**GIVEN DATA**
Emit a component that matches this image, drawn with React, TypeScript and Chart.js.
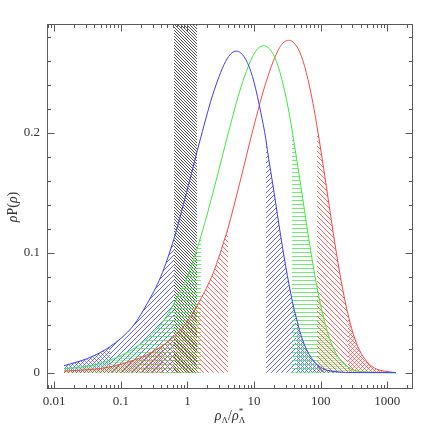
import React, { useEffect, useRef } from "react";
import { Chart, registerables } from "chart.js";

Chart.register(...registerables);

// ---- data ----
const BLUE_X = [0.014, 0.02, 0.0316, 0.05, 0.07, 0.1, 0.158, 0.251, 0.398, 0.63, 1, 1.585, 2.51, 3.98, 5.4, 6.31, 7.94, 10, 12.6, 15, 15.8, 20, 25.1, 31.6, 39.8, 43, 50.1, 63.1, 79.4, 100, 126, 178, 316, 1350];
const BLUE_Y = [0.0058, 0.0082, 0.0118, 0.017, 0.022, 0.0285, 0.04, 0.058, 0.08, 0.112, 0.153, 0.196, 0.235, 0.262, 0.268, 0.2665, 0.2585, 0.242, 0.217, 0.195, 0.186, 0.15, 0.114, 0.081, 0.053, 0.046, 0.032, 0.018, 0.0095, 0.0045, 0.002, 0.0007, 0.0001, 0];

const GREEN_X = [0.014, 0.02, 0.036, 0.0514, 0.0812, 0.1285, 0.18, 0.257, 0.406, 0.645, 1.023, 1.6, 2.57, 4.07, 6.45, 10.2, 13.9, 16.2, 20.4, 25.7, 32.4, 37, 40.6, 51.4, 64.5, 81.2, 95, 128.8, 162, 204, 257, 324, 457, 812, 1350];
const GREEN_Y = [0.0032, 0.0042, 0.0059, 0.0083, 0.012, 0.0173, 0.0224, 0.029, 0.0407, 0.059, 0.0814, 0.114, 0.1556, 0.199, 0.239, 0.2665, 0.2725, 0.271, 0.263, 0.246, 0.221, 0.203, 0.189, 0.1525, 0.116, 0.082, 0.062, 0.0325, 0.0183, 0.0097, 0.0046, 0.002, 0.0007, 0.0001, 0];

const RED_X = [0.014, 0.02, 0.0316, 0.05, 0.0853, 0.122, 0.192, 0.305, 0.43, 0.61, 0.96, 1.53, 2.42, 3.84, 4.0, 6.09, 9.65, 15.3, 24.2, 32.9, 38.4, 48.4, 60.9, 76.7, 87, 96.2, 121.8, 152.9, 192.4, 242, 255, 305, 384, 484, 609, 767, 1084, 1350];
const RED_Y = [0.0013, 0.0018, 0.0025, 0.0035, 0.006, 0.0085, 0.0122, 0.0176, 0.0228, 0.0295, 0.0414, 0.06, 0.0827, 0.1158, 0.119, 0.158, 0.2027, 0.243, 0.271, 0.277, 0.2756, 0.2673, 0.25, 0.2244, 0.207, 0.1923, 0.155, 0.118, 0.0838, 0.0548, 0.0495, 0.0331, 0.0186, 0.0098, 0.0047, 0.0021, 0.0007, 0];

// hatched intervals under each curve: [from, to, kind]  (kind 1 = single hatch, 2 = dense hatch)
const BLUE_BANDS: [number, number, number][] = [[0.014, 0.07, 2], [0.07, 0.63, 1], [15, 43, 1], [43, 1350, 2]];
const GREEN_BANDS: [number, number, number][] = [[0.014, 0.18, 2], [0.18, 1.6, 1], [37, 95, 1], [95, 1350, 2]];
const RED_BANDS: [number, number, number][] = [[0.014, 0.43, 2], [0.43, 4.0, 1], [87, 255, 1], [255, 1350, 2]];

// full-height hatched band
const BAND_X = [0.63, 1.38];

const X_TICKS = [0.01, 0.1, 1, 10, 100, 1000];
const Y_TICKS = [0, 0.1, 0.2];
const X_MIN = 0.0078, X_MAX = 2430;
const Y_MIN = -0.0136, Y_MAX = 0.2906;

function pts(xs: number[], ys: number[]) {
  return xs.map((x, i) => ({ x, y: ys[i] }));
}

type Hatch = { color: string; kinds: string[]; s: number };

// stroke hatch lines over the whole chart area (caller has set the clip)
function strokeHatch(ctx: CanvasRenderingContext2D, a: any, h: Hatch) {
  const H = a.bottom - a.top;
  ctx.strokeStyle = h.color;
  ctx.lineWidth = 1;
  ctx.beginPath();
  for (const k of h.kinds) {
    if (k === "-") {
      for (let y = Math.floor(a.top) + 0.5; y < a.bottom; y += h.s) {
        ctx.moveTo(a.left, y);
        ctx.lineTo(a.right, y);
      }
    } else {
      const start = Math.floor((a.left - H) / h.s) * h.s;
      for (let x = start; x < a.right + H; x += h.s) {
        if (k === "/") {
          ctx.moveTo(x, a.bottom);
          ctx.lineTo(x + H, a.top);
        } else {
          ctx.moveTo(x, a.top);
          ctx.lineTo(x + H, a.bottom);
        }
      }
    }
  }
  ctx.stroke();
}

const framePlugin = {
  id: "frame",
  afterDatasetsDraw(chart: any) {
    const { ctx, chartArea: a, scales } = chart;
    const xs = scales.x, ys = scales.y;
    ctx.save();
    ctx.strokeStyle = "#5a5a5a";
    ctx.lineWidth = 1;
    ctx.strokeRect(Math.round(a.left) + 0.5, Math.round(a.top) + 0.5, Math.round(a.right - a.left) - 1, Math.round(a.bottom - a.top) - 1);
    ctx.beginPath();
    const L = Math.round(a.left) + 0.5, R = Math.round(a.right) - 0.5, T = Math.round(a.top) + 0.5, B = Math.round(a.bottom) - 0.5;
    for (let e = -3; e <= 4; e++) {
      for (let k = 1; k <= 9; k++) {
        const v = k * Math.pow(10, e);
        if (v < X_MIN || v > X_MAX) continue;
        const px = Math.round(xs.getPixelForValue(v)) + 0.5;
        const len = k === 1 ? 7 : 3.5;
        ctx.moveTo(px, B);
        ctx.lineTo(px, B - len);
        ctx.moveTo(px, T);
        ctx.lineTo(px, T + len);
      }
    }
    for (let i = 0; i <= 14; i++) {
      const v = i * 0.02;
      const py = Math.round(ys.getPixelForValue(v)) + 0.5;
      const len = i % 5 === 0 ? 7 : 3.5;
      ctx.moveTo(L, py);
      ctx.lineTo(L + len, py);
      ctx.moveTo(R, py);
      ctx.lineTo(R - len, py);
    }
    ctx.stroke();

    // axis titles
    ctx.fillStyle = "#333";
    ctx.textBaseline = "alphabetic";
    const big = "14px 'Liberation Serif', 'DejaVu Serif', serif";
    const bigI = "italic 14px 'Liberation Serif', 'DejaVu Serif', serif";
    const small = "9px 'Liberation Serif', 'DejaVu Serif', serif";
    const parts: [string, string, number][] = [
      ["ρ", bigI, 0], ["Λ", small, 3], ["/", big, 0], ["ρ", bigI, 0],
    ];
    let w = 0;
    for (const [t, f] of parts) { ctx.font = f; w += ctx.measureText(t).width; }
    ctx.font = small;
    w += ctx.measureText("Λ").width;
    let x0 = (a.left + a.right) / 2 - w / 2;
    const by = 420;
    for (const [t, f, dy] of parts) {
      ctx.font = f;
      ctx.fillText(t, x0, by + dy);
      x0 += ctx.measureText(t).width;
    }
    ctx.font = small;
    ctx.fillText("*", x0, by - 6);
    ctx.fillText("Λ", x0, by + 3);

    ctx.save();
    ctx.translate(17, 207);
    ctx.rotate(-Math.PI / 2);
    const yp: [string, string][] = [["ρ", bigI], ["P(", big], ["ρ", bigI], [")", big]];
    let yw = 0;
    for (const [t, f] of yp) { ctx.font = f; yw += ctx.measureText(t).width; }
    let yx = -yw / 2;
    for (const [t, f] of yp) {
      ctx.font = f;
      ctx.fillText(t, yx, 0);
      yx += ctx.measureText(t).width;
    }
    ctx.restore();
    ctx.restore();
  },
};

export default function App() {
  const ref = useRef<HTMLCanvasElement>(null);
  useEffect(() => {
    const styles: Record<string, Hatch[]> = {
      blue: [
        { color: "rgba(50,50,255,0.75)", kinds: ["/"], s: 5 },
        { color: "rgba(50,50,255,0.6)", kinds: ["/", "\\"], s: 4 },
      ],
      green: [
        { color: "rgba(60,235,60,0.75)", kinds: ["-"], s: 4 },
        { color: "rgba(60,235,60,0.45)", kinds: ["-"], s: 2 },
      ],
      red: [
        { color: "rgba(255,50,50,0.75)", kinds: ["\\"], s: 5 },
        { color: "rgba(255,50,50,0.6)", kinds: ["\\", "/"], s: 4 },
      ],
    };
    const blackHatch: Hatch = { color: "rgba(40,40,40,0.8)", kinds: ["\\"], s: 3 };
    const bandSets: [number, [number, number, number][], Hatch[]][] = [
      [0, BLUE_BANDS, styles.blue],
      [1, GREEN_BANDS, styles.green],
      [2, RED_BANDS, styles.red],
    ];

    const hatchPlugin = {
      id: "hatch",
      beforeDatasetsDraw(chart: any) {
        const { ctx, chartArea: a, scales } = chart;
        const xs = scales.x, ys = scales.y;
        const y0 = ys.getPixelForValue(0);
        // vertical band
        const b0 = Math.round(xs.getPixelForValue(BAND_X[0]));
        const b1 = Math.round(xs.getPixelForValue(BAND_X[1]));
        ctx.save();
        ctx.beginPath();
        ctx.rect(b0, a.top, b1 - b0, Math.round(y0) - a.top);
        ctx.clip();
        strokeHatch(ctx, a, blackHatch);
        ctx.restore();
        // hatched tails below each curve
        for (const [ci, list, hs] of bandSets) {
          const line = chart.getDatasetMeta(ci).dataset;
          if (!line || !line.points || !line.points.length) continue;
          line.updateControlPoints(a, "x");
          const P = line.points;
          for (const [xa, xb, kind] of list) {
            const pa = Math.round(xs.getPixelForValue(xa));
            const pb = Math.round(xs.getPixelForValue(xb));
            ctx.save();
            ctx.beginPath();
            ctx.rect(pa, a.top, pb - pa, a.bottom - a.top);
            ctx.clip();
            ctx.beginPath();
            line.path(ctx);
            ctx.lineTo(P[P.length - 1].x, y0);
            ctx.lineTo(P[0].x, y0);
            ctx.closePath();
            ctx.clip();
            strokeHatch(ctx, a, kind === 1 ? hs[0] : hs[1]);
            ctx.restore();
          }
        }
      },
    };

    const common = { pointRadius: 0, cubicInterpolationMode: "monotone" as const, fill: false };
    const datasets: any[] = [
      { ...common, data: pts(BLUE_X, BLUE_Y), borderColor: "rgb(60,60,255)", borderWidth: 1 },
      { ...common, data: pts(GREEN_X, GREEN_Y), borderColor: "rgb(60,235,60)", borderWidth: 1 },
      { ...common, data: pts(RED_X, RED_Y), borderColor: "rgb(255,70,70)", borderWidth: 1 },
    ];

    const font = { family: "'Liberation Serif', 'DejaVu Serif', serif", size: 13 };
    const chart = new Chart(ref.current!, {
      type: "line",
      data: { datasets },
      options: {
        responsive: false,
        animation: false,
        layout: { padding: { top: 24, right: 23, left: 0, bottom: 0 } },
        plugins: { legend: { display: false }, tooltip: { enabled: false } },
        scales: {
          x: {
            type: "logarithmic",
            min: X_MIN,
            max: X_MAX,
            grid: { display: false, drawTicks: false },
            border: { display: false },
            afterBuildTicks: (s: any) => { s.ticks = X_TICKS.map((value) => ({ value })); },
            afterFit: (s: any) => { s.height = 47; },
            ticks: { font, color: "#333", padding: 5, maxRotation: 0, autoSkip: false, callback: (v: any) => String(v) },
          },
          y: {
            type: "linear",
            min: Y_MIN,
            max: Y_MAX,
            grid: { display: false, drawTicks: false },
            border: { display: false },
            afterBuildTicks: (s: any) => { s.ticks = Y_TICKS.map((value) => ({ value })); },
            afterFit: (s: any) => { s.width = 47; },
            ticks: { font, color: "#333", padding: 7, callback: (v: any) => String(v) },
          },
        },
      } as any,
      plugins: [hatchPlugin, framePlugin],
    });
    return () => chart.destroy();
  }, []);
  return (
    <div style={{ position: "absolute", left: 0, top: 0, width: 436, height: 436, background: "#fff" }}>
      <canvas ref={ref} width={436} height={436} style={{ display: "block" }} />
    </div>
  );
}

**DIRECTIONS FOR THIS TASK**
Emit the lines of the material exactly, from its first line to the line containing "Chart.register(...registerables);", inclusive; leave every picture out.

**THE SOLUTION**
Emit a component that matches this image, drawn with React, TypeScript and Chart.js.
import React, { useEffect, useRef } from "react";
import { Chart, registerables } from "chart.js";

Chart.register(...registerables);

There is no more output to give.